Una segunda vuelta entre Gustavo Petro y Rodolfo Hernández marca un momento histórico en Colombia. Algo inesperado. Sobre todo para Petro. Creo que se imaginó cualquier cosa en esta vida menos postularse por tercera vez a la presidencia y alcanzar un apoyo inmenso, para luego llegar a segunda vuelta con un candidato como el ex alcalde de Bucaramanga y que ahora no esté tan asegurado su triunfo el 19 de junio.

Tanto Gustavo Petro como Rodolfo Hernández generan temores, zozobra. Producen miedos diferentes, pero miedos al fin y al cabo. Miedo al Castrochavista o al uribista disfrazado; terror al progresista o al salvaje neoliberal; pavor a las mentiras disfrazadas de verdades o a las verdades disfrazadas de mentiras; pánico a las promesas que nos llenan de esperanza o al incumplimiento que nos devuelva al mundo de la desconfianza; espanto por las alianzas o por la tan poco creíble independencia; recelo ante lo desconocido y también ante la posibilidad de vivir más de lo mismo.

Lo que en Colombia se respira siempre es miedo. Ese miedo que se ha colado hasta la médula y con el que viene, de nuevo, la polarización: el desfile de políticos que juraron por sus hijos jamás arrimarse al candidato de la izquierda mientras los uribistas se lanzan a la piscina del ingeniero al que tanto palo le dieron en primera vuelta; los hermanos Galán insistiendo en revolcar a su padre en la tumba yendo un día para un lado y al otro día al opuesto mientras personajes como Robledo ponen por encima de la ideología su animadversión contra una persona; el ex rector de Uniandes bajándose -al fin con humildad- del podio al que se subió con tanta prisa sin haberse calzado siquiera los zapatos para la carrera mientras el hombre tibio con nada aprende el alto costo de su temperatura; los ex presidentes Pastrana, Gaviria y Uribe sin aceptar el tiempo que ya se les fue pero aferrados al poder -mucho o poco- que aún ostentan, y  la prensa señalando a unos y a otros como los responsables de llevar el país a la destrucción para después esconder la mano con la que lanzan sus piedras. Todo igual. Gritamos por un cambio, pero todo sigue igual.

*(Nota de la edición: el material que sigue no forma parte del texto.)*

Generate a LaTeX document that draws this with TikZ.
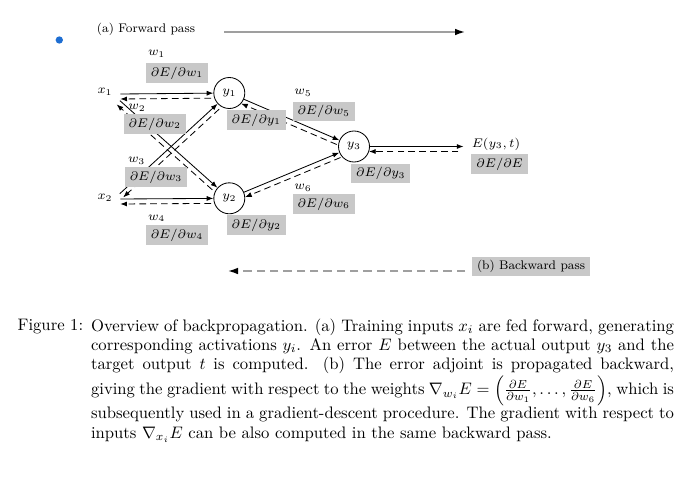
\RequirePackage{fix-cm}
\documentclass[tikz,border=0pt]{standalone}
\usetikzlibrary{arrows.meta,calc}
\definecolor{boxgray}{RGB}{200,200,200}
\definecolor{dotblue}{RGB}{30,110,210}
\newcommand\dfont{\fontsize{7.5}{9}\selectfont}
\newcommand\cfont{\fontsize{10}{11.6}\selectfont}
\begin{document}
\begin{tikzpicture}[x=0.6pt,y=-0.6pt,
  lab/.style={inner sep=0pt, font=\dfont},
  gbox/.style={fill=boxgray, inner xsep=3pt, inner ysep=2pt, font=\dfont},
  neuron/.style={circle, draw, line width=0.5pt, minimum size=18.6pt, inner sep=0pt, font=\dfont},
  fwdedge/.style={line width=0.5pt, -{Latex[length=4pt,width=3pt]}},
  bwdedge/.style={line width=0.5pt, dash pattern=on 4pt off 2.5pt, -{Latex[length=4pt,width=3pt]}},
  passline/.style={gray!75, line width=0.9pt, -{Latex[length=6pt,width=4pt,color=black]}},
]
\useasboundingbox (0,0) rectangle (687,483);

% blue dot
\node[circle, fill=dotblue, inner sep=0pt, minimum size=4.4pt] (dot) at (59.3,40) {};

% pass labels
\node[lab] (fwdtxt) at (146,29.5) {(a) Forward pass};
\coordinate (fa) at (224,32);
\coordinate (fb) at (465,32);
\draw[passline] (fa) -- (fb);

\node[gbox] (bwdtxt) at (531,266.7) {(b) Backward pass};
\coordinate (ba) at (465,271);
\coordinate (bb) at (228,271);
\draw[passline, dash pattern=on 5pt off 3pt] (ba) -- (bb);

% nodes
\node[lab] (x1) at (105,92) {$x_1$};
\node[lab] (x2) at (105,197.7) {$x_2$};
\node[neuron] (y1) at (229.3,93) {$y_1$};
\node[neuron] (y2) at (229.3,198.3) {$y_2$};
\node[neuron] (y3) at (354,146.5) {$y_3$};
\node[lab] (E) at (496,144) {$E(y_3,t)$};

\coordinate (s1) at ($(x1.east)+(7.5,2)$);
\coordinate (s2) at ($(x1.east)+(7.2,8.7)$);
\coordinate (s3) at ($(x2.east)+(7,-4)$);
\coordinate (s4) at ($(x2.east)+(7.5,1.3)$);
\coordinate (eo) at ($(E.west)+(-8,2.5)$);

% forward edges
\draw[fwdedge] (s1) -- (y1);
\draw[fwdedge] (s2) -- (y2);
\draw[fwdedge] (s3) -- (y1);
\draw[fwdedge] (s4) -- (y2);
\draw[fwdedge] (y1) -- (y3);
\draw[fwdedge] (y2) -- (y3);
\draw[fwdedge] (y3) -- (eo);

% backward edges
\draw[bwdedge, shorten <=11pt] ($(y1)!3pt!90:(s1)$) -- ($(s1)!3pt!-90:(y1)$);
\draw[bwdedge, shorten <=11pt] ($(y2)!3pt!90:(s2)$) -- ($(s2)!3pt!-90:(y2)$);
\draw[bwdedge, shorten <=11pt] ($(y1)!3pt!90:(s3)$) -- ($(s3)!3pt!-90:(y1)$);
\draw[bwdedge, shorten <=11pt] ($(y2)!3pt!90:(s4)$) -- ($(s4)!3pt!-90:(y2)$);
\draw[bwdedge, shorten <=10pt, shorten >=9pt] ($(y3)!3pt!90:(y1)$) -- ($(y1)!3pt!-90:(y3)$);
\draw[bwdedge, shorten <=10pt, shorten >=9pt] ($(y3)!3pt!90:(y2)$) -- ($(y2)!3pt!-90:(y3)$);
\draw[bwdedge, shorten <=3pt, shorten >=9pt] ($(eo)!3pt!90:(y3)$) -- ($(y3)!3pt!-90:(eo)$);

% weight labels
\node[lab] (w1) at (156.7,54) {$w_1$};
\node[lab] (w2) at (137,108) {$w_2$};
\node[lab] (w3) at (136.7,160.7) {$w_3$};
\node[lab] (w4) at (156.7,218.3) {$w_4$};
\node[lab] (w5) at (303,92.5) {$w_5$};
\node[lab] (w6) at (303,187.5) {$w_6$};

% gradient boxes
\node[gbox] (dw1) at (177,73) {$\partial E/\partial w_1$};
\node[gbox] (dw2) at (154.7,124) {$\partial E/\partial w_2$};
\node[gbox] (dw3) at (156,177) {$\partial E/\partial w_3$};
\node[gbox] (dw4) at (177,235) {$\partial E/\partial w_4$};
\node[gbox] (dw5) at (323.8,111.7) {$\partial E/\partial w_5$};
\node[gbox] (dw6) at (323.8,204) {$\partial E/\partial w_6$};
\node[gbox] (dy1) at (256.3,120) {$\partial E/\partial y_1$};
\node[gbox] (dy2) at (256.3,225) {$\partial E/\partial y_2$};
\node[gbox] (dy3) at (380.8,173.3) {$\partial E/\partial y_3$};
\node[gbox] (dE) at (499.7,164) {$\partial E/\partial E$};

% caption
\node[anchor=base west, inner sep=0pt, font=\cfont] (figlab) at (17.3,330.7) {Figure 1:};
\node[anchor=north west, inner sep=0pt, text width=349.8pt, align=justify, font=\cfont] (cap) at (90.7,317.4)
{\cfont\baselineskip=11.6pt\lineskip=1pt\lineskiplimit=0pt\noindent\rule{0pt}{8pt}Overview of backpropagation. (a) Training inputs $x_i$ are fed forward, generating\linebreak
corresponding activations $y_i$. An error $E$ between the actual output $y_3$ and the\linebreak
target output $t$ is computed. (b) The error adjoint is propagated backward,\linebreak
giving the gradient with respect to the weights $\nabla_{w_i} E = \left(\frac{\partial E}{\partial w_1},\ldots,\frac{\partial E}{\partial w_6}\right)$, which is\linebreak
subsequently used in a gradient-descent procedure. The gradient with respect to\linebreak
inputs $\nabla_{x_i} E$ can be also computed in the same backward pass.\par};
\end{tikzpicture}
\end{document}
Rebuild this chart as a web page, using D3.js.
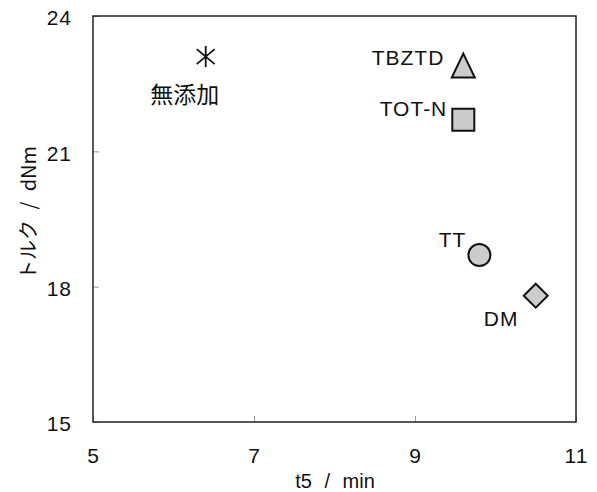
<!DOCTYPE html>
<html>
<head>
<meta charset="utf-8">
<script src="https://cdn.jsdelivr.net/npm/d3@7"></script>
<style>
  body { margin: 0; background: #fff; }
  text { font-family: "Liberation Sans", Arial, "Noto Sans CJK JP", sans-serif; fill: #111; }
</style>
</head>
<body>
<svg width="597" height="492"></svg>
<script>
let names = ["無添加", "TBZTD", "TOT-N", "TT", "DM"]
let t5 = [6.4, 9.6, 9.6, 9.8, 10.5]
let torque = [23.1, 22.9, 21.7, 18.7, 17.8]
let shapes = ["asterisk", "triangle", "square", "circle", "diamond"]
let xTicks = [5, 7, 9, 11]
let yTicks = [15, 18, 21, 24]

let svg = d3.select('svg')
let plotLeft = 93, plotRight = 576, plotTop = 16, plotBottom = 422

let xScale = d3.scaleLinear().domain([5, 11]).range([plotLeft, plotRight])
let yScale = d3.scaleLinear().domain([15, 24]).range([plotBottom, plotTop])

// axes with inward ticks
let xAxis = d3.axisBottom(xScale).tickValues(xTicks).tickFormat(d3.format('d'))
              .tickSizeInner(-6).tickSizeOuter(0).tickPadding(26)
let yAxis = d3.axisLeft(yScale).tickValues(yTicks).tickFormat(d3.format('d'))
              .tickSizeInner(-6).tickSizeOuter(0).tickPadding(21)

let gx = svg.append('g').attr('transform', 'translate(0,' + plotBottom + ')').call(xAxis)
let gy = svg.append('g').attr('transform', 'translate(' + plotLeft + ',0)').call(yAxis)

for (let g of [gx, gy]) {
  g.select('.domain').remove()
  g.selectAll('.tick line').attr('stroke', '#999').attr('stroke-width', 1)
  g.selectAll('.tick text').style('font-size', '21px').attr('fill', '#111')
    .style('letter-spacing', '1px')
    .style('font-family', '"Liberation Sans", Arial, sans-serif')
}
gy.selectAll('.tick text').attr('dy', '0.42em')

// frame
svg.append('rect')
   .attr('x', plotLeft).attr('y', plotTop)
   .attr('width', plotRight - plotLeft).attr('height', plotBottom - plotTop)
   .attr('fill', 'none').attr('stroke', '#222').attr('stroke-width', 1.5)

// axis titles
svg.append('text')
   .attr('x', 335).attr('y', 488)
   .attr('text-anchor', 'middle')
   .style('font-size', '20px')
   .style('word-spacing', '7px')
   .text('t5 / min')

svg.append('text')
   .attr('transform', 'translate(36,213) rotate(-90)')
   .attr('text-anchor', 'middle')
   .style('font-size', '20px')
   .style('word-spacing', '6px')
   .style('font-family', '"Noto Sans CJK JP", "Liberation Sans", sans-serif')
   .text('トルク / dNm')

// markers
let shapePath = (s) => {
  if (s === "triangle") return "M0,-12L11.5,12L-11.5,12Z"
  if (s === "square") return "M-11,-11H11V11H-11Z"
  if (s === "diamond") return "M0,-12L12,0L0,12L-12,0Z"
  if (s === "asterisk") return "M0,-10.5V10.5M-9,-7.5L9,7.5M-9,7.5L9,-7.5"
  return null
}

let pts = svg.selectAll('g.pt')
   .data(names.map((n, i) => ({ name: n, x: t5[i], y: torque[i], shape: shapes[i] })))
   .enter()
   .append('g')
   .attr('class', 'pt')
   .attr('transform', d => 'translate(' + xScale(d.x) + ',' + yScale(d.y) + ')')

pts.filter(d => d.shape === "circle")
   .append('circle').attr('r', 11)
   .attr('fill', '#cccccc').attr('stroke', '#111').attr('stroke-width', 2)

pts.filter(d => d.shape !== "circle")
   .append('path').attr('d', d => shapePath(d.shape))
   .attr('fill', d => d.shape === "asterisk" ? 'none' : '#cccccc')
   .attr('stroke', '#111')
   .attr('stroke-width', d => d.shape === "asterisk" ? 1.8 : 2)
   .attr('stroke-linejoin', 'miter')

// point labels (offsets relative to marker)
let labelPos = {
  "無添加": { dx: -21, dy: 46, anchor: "middle" },
  "TBZTD": { dx: -19, dy: -1, anchor: "end" },
  "TOT-N": { dx: -16, dy: -4, anchor: "end" },
  "TT": { dx: -13, dy: -8, anchor: "end" },
  "DM": { dx: -52, dy: 30, anchor: "start" }
}

pts.append('text')
   .attr('x', d => labelPos[d.name].dx)
   .attr('y', d => labelPos[d.name].dy)
   .attr('text-anchor', d => labelPos[d.name].anchor)
   .style('font-size', d => d.name === "無添加" ? '23px' : '21px')
   .style('letter-spacing', d => d.name === "無添加" ? '0px' : '1px')
   .style('font-family', d => d.name === "無添加" ? '"Noto Sans CJK JP", sans-serif' : '"Liberation Sans", Arial, sans-serif')
   .text(d => d.name)
</script>
</body>
</html>
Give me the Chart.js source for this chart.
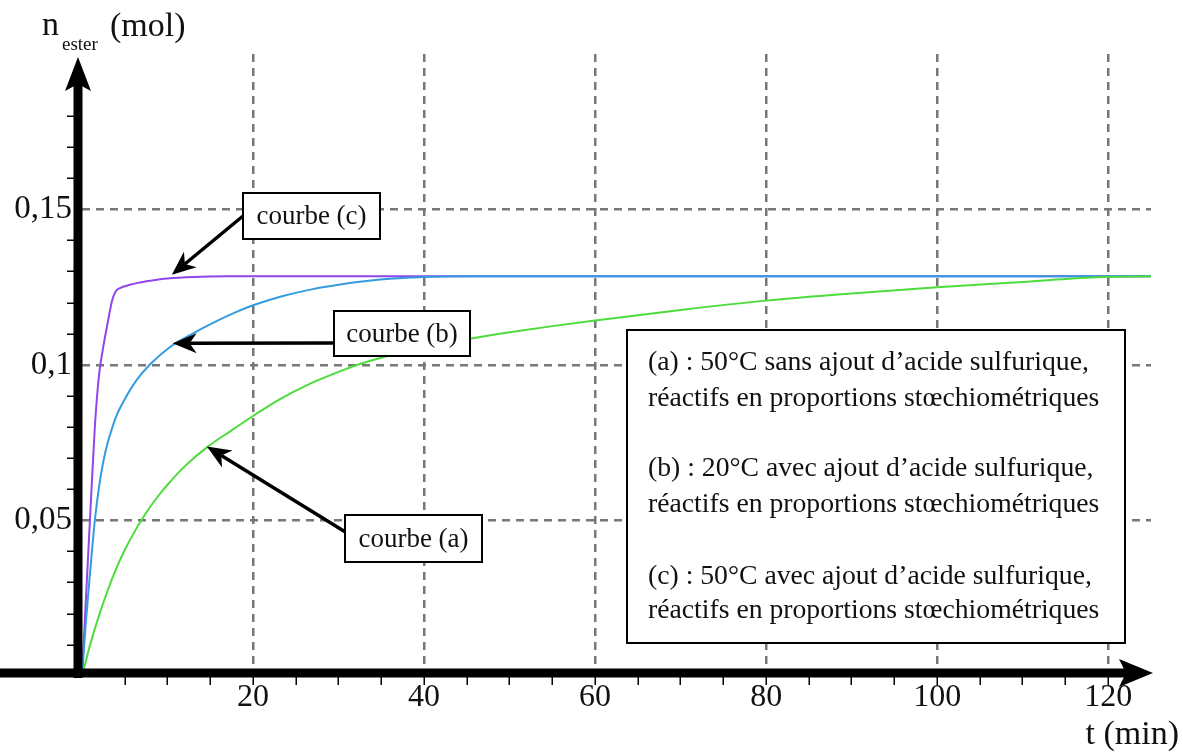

Alguna vez, hace 12 años, estuve en una función privada de un amigo cineasta que nos invitó a ver su Ópera Prima con un grupo bastante ecléctico, dentro del cual estaban el expresidente Ernesto Samper e Iván Cepeda. En aquella oportunidad le dije al hoy congresista Cepeda que creía que este país jamás dejaría llegar a Petro a la presidencia. Hoy espero estar equivocada. Espero que llegue. Espero que lleguen él y Francia Márquez, que me gusta más que el mismo Petro. Y espero que llegue no precisamente porque me encante el candidato del Pacto Histórico, quien como todos los políticos del país ha demostrado que es capaz de transar con el que sea para llegar a la Presidencia de la República (solo eso explica su alianza con personajes como Armando Benedetti y Roy Barreras). Espero que llegue porque aunque el país que reciba no es un jardín de rosas y la oposición se encargará de hacerle la vida cuadritos, como se la hicieron cuando fue alcalde de Bogotá, creo en su inteligencia, es el único que muestra una posición responsable frente a la transición energética, y quiero ser testigo de lo que una persona de la izquierda, y que se dice progresista, puede hacer por este país en el que tan poca fe tengo, pero en el que vivo e intento, al menos, respirar. Eso no lo hemos visto nunca. Y después de tan larga y horrible historia, cogidos de la mano con los mismos de siempre que nos han llevado a una miseria que no imaginamos nunca (21 millones de personas viviendo en la pobreza y otros 7,4 millones en la pobreza extrema), es apenas justo y decente.